STORED DATA:
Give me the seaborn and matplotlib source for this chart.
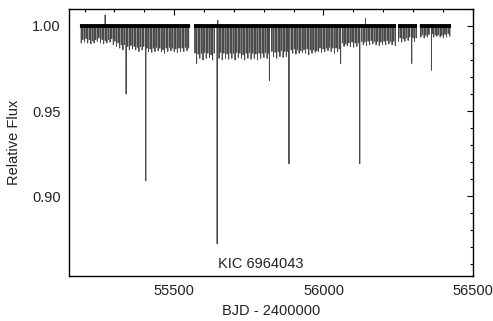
import numpy as np
import pandas as pd
import matplotlib
matplotlib.use("Agg")
import matplotlib.pyplot as plt
from matplotlib.ticker import MultipleLocator, FormatStrFormatter
import seaborn as sns

# Observing segments (start, end) in BJD - 2400000
segment_start = [55185.0, 55567.0, 56250.0, 56322.0]
segment_end = [55554.0, 56243.0, 56313.0, 56427.0]

# Primary eclipse minima: times and minimum relative flux
primary_time = [
    55189.0, 55199.7, 55210.5, 55221.2, 55231.9, 55242.7, 55253.4, 55264.1,
    55274.8, 55285.6, 55296.3, 55307.0, 55317.8, 55328.5, 55339.2, 55350.0,
    55360.7, 55371.4, 55382.1, 55392.9, 55405.0, 55414.3, 55425.1, 55435.8,
    55446.5, 55457.3, 55468.0, 55478.7, 55489.4, 55500.2, 55510.9, 55521.6,
    55532.4, 55543.1,
    55575.3, 55586.0, 55596.7, 55607.5, 55618.2, 55628.9, 55644.0, 55650.4,
    55661.1, 55671.9, 55682.6, 55693.3, 55704.0, 55714.8, 55725.5, 55736.2,
    55747.0, 55757.7, 55768.4, 55779.2, 55789.9, 55800.6, 55811.3, 55819.0,
    55832.8, 55843.5, 55854.3, 55865.0, 55875.7, 55884.5, 55897.2, 55907.9,
    55918.6, 55929.4, 55940.1, 55950.8, 55961.6, 55972.3, 55983.0, 55993.8,
    56004.5, 56015.2, 56025.9, 56036.7, 56047.4, 56057.5, 56068.9, 56079.6,
    56090.3, 56101.1, 56111.8, 56121.5, 56133.2, 56144.0, 56154.7, 56165.4,
    56176.2, 56186.9, 56197.6, 56208.4, 56219.1, 56229.8, 56240.5,
    56251.3, 56262.0, 56272.7, 56283.5, 56295.5, 56304.9,
    56326.4, 56337.1, 56347.8, 56361.5, 56369.3, 56380.0, 56390.8, 56401.5,
    56412.2, 56422.9,
]
primary_flux = [
    0.990, 0.9905, 0.990, 0.9895, 0.990, 0.991, 0.990, 0.9895,
    0.990, 0.9905, 0.989, 0.988, 0.987, 0.986, 0.960, 0.986,
    0.9865, 0.986, 0.985, 0.986, 0.909, 0.985, 0.9845, 0.985,
    0.9855, 0.985, 0.984, 0.985, 0.9855, 0.985, 0.9845, 0.985,
    0.985, 0.9855,
    0.978, 0.981, 0.980, 0.981, 0.9815, 0.980, 0.872, 0.981,
    0.980, 0.981, 0.9805, 0.981, 0.980, 0.9815, 0.981, 0.980,
    0.981, 0.9805, 0.981, 0.980, 0.981, 0.9815, 0.981, 0.968,
    0.982, 0.981, 0.982, 0.9815, 0.982, 0.919, 0.984, 0.9835,
    0.984, 0.9845, 0.984, 0.983, 0.984, 0.9845, 0.985, 0.9845,
    0.985, 0.9855, 0.985, 0.984, 0.985, 0.978, 0.988, 0.9885,
    0.988, 0.9875, 0.988, 0.919, 0.989, 0.9885, 0.989, 0.9895,
    0.989, 0.9885, 0.989, 0.989, 0.9895, 0.989, 0.9885,
    0.991, 0.9905, 0.991, 0.9915, 0.978, 0.991,
    0.9935, 0.993, 0.9935, 0.974, 0.9935, 0.994, 0.9935, 0.993,
    0.9935, 0.994,
]

# Secondary eclipse minima
secondary_time = [
    55194.4, 55205.1, 55215.9, 55226.6, 55237.3, 55248.1, 55258.8, 55269.5,
    55280.2, 55291.0, 55301.7, 55312.4, 55323.2, 55333.9, 55344.6, 55355.4,
    55366.1, 55376.8, 55387.5, 55398.3, 55409.0, 55419.7, 55430.5, 55441.2,
    55451.9, 55462.7, 55473.4, 55484.1, 55494.8, 55505.6, 55516.3, 55527.0,
    55537.8, 55548.5,
    55569.9, 55580.7, 55591.4, 55602.1, 55612.9, 55623.6, 55634.3, 55655.8,
    55666.5, 55677.3, 55688.0, 55698.7, 55709.4, 55720.2, 55730.9, 55741.6,
    55752.4, 55763.1, 55773.8, 55784.6, 55795.3, 55806.0, 55816.7, 55827.5,
    55838.2, 55848.9, 55859.7, 55870.4, 55881.1, 55891.9, 55902.6, 55913.3,
    55924.0, 55934.8, 55945.5, 55956.2, 55967.0, 55977.7, 55988.4, 55999.2,
    56009.9, 56020.6, 56031.3, 56042.1, 56052.8, 56063.5, 56074.3, 56085.0,
    56095.7, 56106.5, 56117.2, 56127.9, 56138.6, 56149.4, 56160.1, 56170.8,
    56181.6, 56192.3, 56203.0, 56213.8, 56224.5, 56235.2,
    56256.7, 56267.4, 56278.1, 56288.9, 56299.6, 56310.3,
    56331.8, 56342.5, 56353.2, 56364.0, 56374.7, 56385.4, 56396.2, 56406.9,
    56417.6,
]
secondary_flux = [
    0.992, 0.9925, 0.992, 0.9915, 0.992, 0.993, 0.992, 0.9915,
    0.992, 0.9925, 0.991, 0.990, 0.989, 0.989, 0.988, 0.9885,
    0.988, 0.9875, 0.988, 0.988, 0.987, 0.9865, 0.987, 0.9875,
    0.987, 0.986, 0.987, 0.9875, 0.987, 0.9865, 0.987, 0.987,
    0.9875, 0.987,
    0.984, 0.9835, 0.984, 0.9845, 0.984, 0.983, 0.984, 0.9845,
    0.984, 0.9835, 0.984, 0.984, 0.9845, 0.984, 0.983, 0.984,
    0.9845, 0.984, 0.9835, 0.984, 0.984, 0.9845, 0.984, 0.985,
    0.9845, 0.985, 0.9855, 0.985, 0.985, 0.986, 0.9865, 0.986,
    0.9855, 0.986, 0.9865, 0.986, 0.986, 0.9855, 0.987, 0.9865,
    0.987, 0.9875, 0.987, 0.987, 0.9865, 0.990, 0.9895, 0.990,
    0.9905, 0.990, 0.990, 0.991, 0.9905, 0.991, 0.9915, 0.991,
    0.991, 0.9905, 0.991, 0.9915, 0.991, 0.991,
    0.993, 0.9925, 0.993, 0.9935, 0.993, 0.993,
    0.995, 0.9945, 0.995, 0.9955, 0.995, 0.995, 0.9945, 0.995,
    0.9955,
]

# Brief upward excursions above the baseline
flare_time = [55269.0, 55646.0, 56141.0]
flare_flux = [1.0065, 1.0035, 1.0045]

# Build the light curve table: baseline at 1 with minima inserted
event_time = primary_time + secondary_time + flare_time
event_flux = primary_flux + secondary_flux + flare_flux
rows = []
for seg, (t0, t1) in enumerate(zip(segment_start, segment_end)):
    events = sorted((t, f) for t, f in zip(event_time, event_flux) if t0 <= t <= t1)
    rows.append((seg, t0, 1.0))
    for t, f in events:
        rows.append((seg, t - 0.2, 1.0))
        rows.append((seg, t, f))
        rows.append((seg, t + 0.2, 1.0))
    rows.append((seg, t1, 1.0))
lc = pd.DataFrame(rows, columns=["segment", "time", "flux"])

sns.set_theme(style="white")
plt.rcParams["font.family"] = ["Liberation Sans", "DejaVu Sans"]

fig = plt.figure(figsize=(4.93, 3.21), dpi=100)
ax = fig.add_axes([0.140, 0.140, 0.819, 0.832])

sns.lineplot(data=lc, x="time", y="flux", units="segment", estimator=None,
             sort=False, color="#4a4a4a", lw=0.65, ax=ax)
# thick baseline band
for t0, t1 in zip(segment_start, segment_end):
    ax.plot([t0, t1], [1.0, 1.0], color="black", lw=2.8, solid_capstyle="butt")

ax.set_xlim(55148, 56500)
ax.set_ylim(0.853, 1.010)
ax.xaxis.set_major_locator(MultipleLocator(500))
ax.xaxis.set_minor_locator(MultipleLocator(100))
ax.yaxis.set_major_locator(MultipleLocator(0.05))
ax.yaxis.set_minor_locator(MultipleLocator(0.01))
ax.yaxis.set_major_formatter(FormatStrFormatter("%.2f"))
ax.tick_params(which="both", direction="in", top=True, right=True,
               colors="black", labelcolor="#222222", labelsize=10.5, width=0.8)
ax.tick_params(which="major", length=4, pad=6)
ax.tick_params(which="minor", length=2.5)
for s in ax.spines.values():
    s.set_color("black")
    s.set_linewidth(1.0)

ax.set_xlabel("BJD - 2400000", fontsize=10.5, color="#222222", labelpad=4)
ax.set_ylabel("Relative Flux", fontsize=10.5, color="#222222", labelpad=8)
ax.text(0.475, 0.045, "KIC 6964043", transform=ax.transAxes, ha="center",
        va="center", fontsize=10.5, color="#222222")

fig.savefig("out.png", dpi=100, facecolor="white")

REQUIRED WORK:
Leave out any pictures and return exactly the lines from the beginning of the data through the line with "segment_end = [55554.0, 56243.0, 56313.0, 56427.0]", inclusive.

TASK RESPONSE:
Give me the seaborn and matplotlib source for this chart.
import numpy as np
import pandas as pd
import matplotlib
matplotlib.use("Agg")
import matplotlib.pyplot as plt
from matplotlib.ticker import MultipleLocator, FormatStrFormatter
import seaborn as sns

# Observing segments (start, end) in BJD - 2400000
segment_start = [55185.0, 55567.0, 56250.0, 56322.0]
segment_end = [55554.0, 56243.0, 56313.0, 56427.0]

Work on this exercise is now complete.